Insomma i due mandati di Condé non hanno prodotto grandi benefici per la popolazione. Tuttavia il presidente insiste con il voler cambiare la Costituzione e argomenta così: «La Guinea ha bisogno di una Costituzione moderna, che soddisfi le esigenze del mondo d’oggi». E aggiunge: «Facciamo un passo indietro: il motivo per cui non ho cambiato la Costituzione è perché, quando sono salito al potere, ho ereditato un Paese ma non uno Stato, non c’era l’elettricità, non c’era l’acqua, non c’erano strade, non c’erano alberghi e così via, quindi per me la priorità era innanzitutto quella di risolvere le questioni macroeconomiche di base».
I numeri, però, gli danno torto e allora lui rilancia sostenendo che «nel mondo d’oggi abbiamo bisogno di una Costituzione che risponda alle esigenze moderne, che non ha nulla a che fare con le presidenziali». La gente scende nelle piazze e protesta, proprio perché non vuole più Condé al potere, visto che tutte le promesse fatte sono state disattese. I numeri che abbiamo visto prima sono lì a dimostrarlo.

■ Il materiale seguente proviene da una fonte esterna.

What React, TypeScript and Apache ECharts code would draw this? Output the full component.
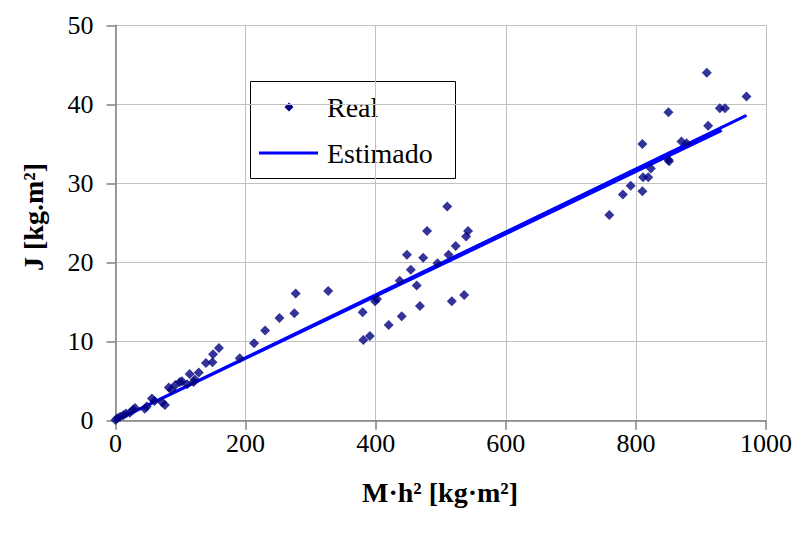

Oltre ai problemi economici vi sono questioni anche più strettamente politiche e sociali a rendere ancora più tesa la realtà del Paese. Il deterioramento del clima politico e sociale è evidente ed è stato stigmatizzato dal clero cattolico guineano, che si è riunito in assemblea questa settimana a N’zérékoré, nel Sud-est del Paese. In Guinea, spiegano i sacerdoti, ormai vige «regionalismo, nepotismo, etnocentrismo, favoritismo, ingiustizia e clan». E la repressione delle forze di sicurezza del Paese peggiora di giorno in giorno. «L’attuale tensione è grave – affermano – a causa della perdita di vite umane e della distruzione della proprietà. Tutto ciò sta causando paura e profonda tristezza tra la gente. La nostra democrazia viene messa al servizio del regionalismo, del nepotismo, dell’etnocentrismo, del favoritismo, dell’ingiustizia e dei clan. La violenza e i crimini impuniti sono in aumento».
Il clero chiede al presidente della Guinea «di rinunciare al terzo mandato, rispettare l’attuale Costituzione e portare pace, armonia e riconciliazione nel Paese». Ma Condé non ci sente e va dritto per la sua strada, popolo o non popolo.